Modeling of Sulfite Concentration, Particle Size, and Reaction Time in Lignosulfonate Production from Barley Straw Using Response Surface Methodology and Artificial Neural Network

Abstract

Barley straw is a lignocellulosic biomass that can be used to obtain value-added products for industrial applications. Barley straw hydrolysis with sodium sulfite facilitates the production of lignosulfonates. In this work, the delignification process of barley straw by solubilizing lignin through sulfite method was studied. Response surface methodology and artificial neural network were used to develop predictive models for simulation and optimization of delignification process of barley straw. The influence of parameters over sulfite concentration (1.0 to 10.0%), particle size (8 to 20), and reaction time (30 to 90 min) on total percentage of solubilized material was investigated through a three level three factor (33) full factorial central composite design with the help of Matlab® ver. 8.1. The results show that particle size and sulfite concentration have the most significant effect on delignification process.
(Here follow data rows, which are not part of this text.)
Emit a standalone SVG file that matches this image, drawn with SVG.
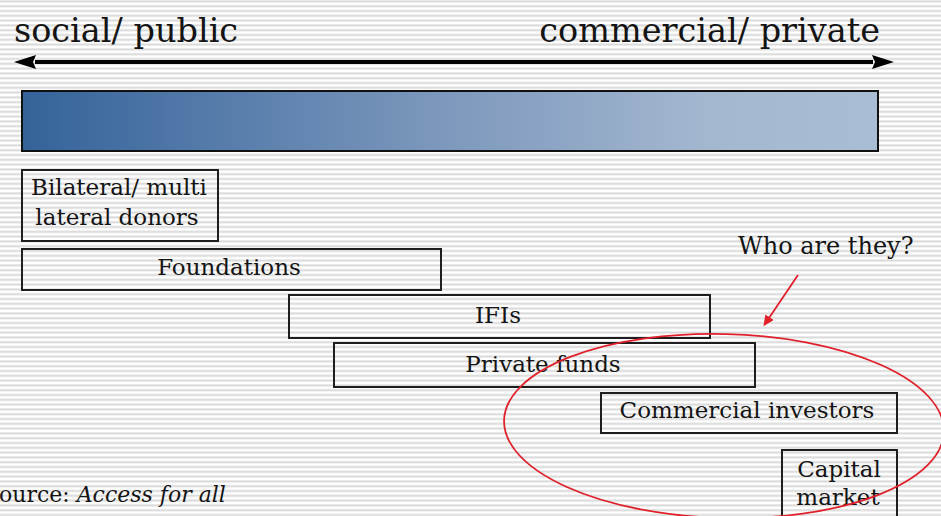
<svg xmlns="http://www.w3.org/2000/svg" width="941" height="516" viewBox="0 0 941 516">
  <defs>
    <pattern id="stripes" x="0" y="0" width="20" height="4.8" patternUnits="userSpaceOnUse">
      <rect x="0" y="0" width="20" height="4.8" fill="#ffffff"/>
      <rect x="0" y="0.4" width="20" height="2" fill="#d9d9d9"/>
    </pattern>
    <linearGradient id="barGrad" x1="0" y1="0" x2="1" y2="0">
      <stop offset="0" stop-color="#34639a"/>
      <stop offset="0.5" stop-color="#7e99bd"/>
      <stop offset="0.8" stop-color="#a3b7cf"/>
      <stop offset="1" stop-color="#a9bdd4"/>
    </linearGradient>
    <marker id="bigHead" markerUnits="userSpaceOnUse" markerWidth="24" markerHeight="14" refX="1" refY="7" orient="auto-start-reverse">
      <path d="M0,0 L22,7 L0,14 L3,7 Z" fill="#000"/>
    </marker>
    <marker id="redHead" markerUnits="userSpaceOnUse" markerWidth="12" markerHeight="10" refX="1" refY="5" orient="auto">
      <path d="M0,0 L11,5 L0,10 Z" fill="#e0202a"/>
    </marker>
    <style>
      .lbl { font-family: "DejaVu Serif", "Liberation Serif", serif; fill: #141414; }
      .axis { font-size: 33.5px; }
      .box-t { font-size: 23px; text-anchor: middle; }
      .box { fill: none; stroke: #1e1e1e; stroke-width: 2; }
      .red { fill: none; stroke: #e0202a; stroke-width: 1.8; }
    </style>
  </defs>

  <rect x="0" y="0" width="941" height="516" fill="url(#stripes)"/>

  <g id="label-social">
    <text class="lbl axis" x="14" y="42">social/ public</text>
  </g>
  <g id="label-commercial">
    <text class="lbl axis" x="880" y="42" text-anchor="end">commercial/ private</text>
  </g>

  <g id="gradient-bar">
    <rect x="22" y="91" width="856" height="60" fill="url(#barGrad)" stroke="#111" stroke-width="2"/>
  </g>

  <g id="node-bilateral">
    <rect class="box" x="22" y="170" width="196" height="71"/>
    <text class="lbl box-t" x="119" y="195">Bilateral/ multi</text>
    <text class="lbl box-t" x="117" y="225">lateral donors</text>
  </g>
  <g id="node-foundations">
    <rect class="box" x="22" y="249" width="419" height="41"/>
    <text class="lbl box-t" x="229" y="275">Foundations</text>
  </g>
  <g id="node-ifis">
    <rect class="box" x="289" y="295" width="421" height="43"/>
    <text class="lbl box-t" x="498" y="323">IFIs</text>
  </g>
  <g id="node-private-funds">
    <rect class="box" x="334" y="343" width="421" height="44"/>
    <text class="lbl box-t" x="543" y="372">Private funds</text>
  </g>
  <g id="node-commercial-investors">
    <rect class="box" x="601" y="393" width="296" height="40"/>
    <text class="lbl box-t" x="747" y="418">Commercial investors</text>
  </g>
  <g id="node-capital-market">
    <rect class="box" x="782" y="450" width="115" height="80"/>
    <text class="lbl box-t" x="839" y="477">Capital</text>
    <text class="lbl box-t" x="838" y="505">market</text>
  </g>

  <g id="label-who">
    <text class="lbl" x="738" y="254" font-size="24">Who are they?</text>
  </g>

  <g id="highlight-ellipse">
    <ellipse class="red" cx="724" cy="426" rx="220" ry="92" transform="rotate(1.5 724 426)"/>
  </g>

  <g id="source">
    <text class="lbl" x="-1" y="502" font-size="22">ource: <tspan font-style="italic">Access for all</tspan></text>
  </g>

  <g id="connectors">
    <line x1="35" y1="62" x2="873" y2="62" stroke="#000" stroke-width="4" marker-start="url(#bigHead)" marker-end="url(#bigHead)"/>
    <line x1="798" y1="275" x2="769" y2="318" class="red" marker-end="url(#redHead)"/>
  </g>
</svg>
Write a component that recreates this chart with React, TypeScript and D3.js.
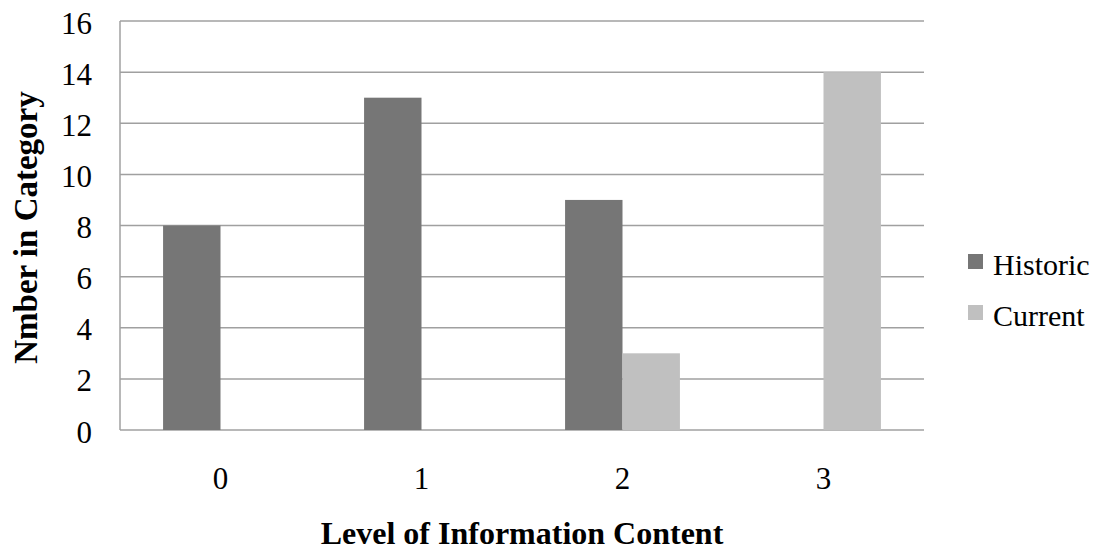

Both techniques, response surface methodology and artificial neural networks, predicted the lignosulfonate yield adequately, although the artificial neural network technique produced a better fit (R2 = 0.9825) against the response surface methodology (R2 = 0.9290). Based on these findings, this study can be used as a guide to forecast the potential production of lignosulfonates from barley straw using different experimental conditions.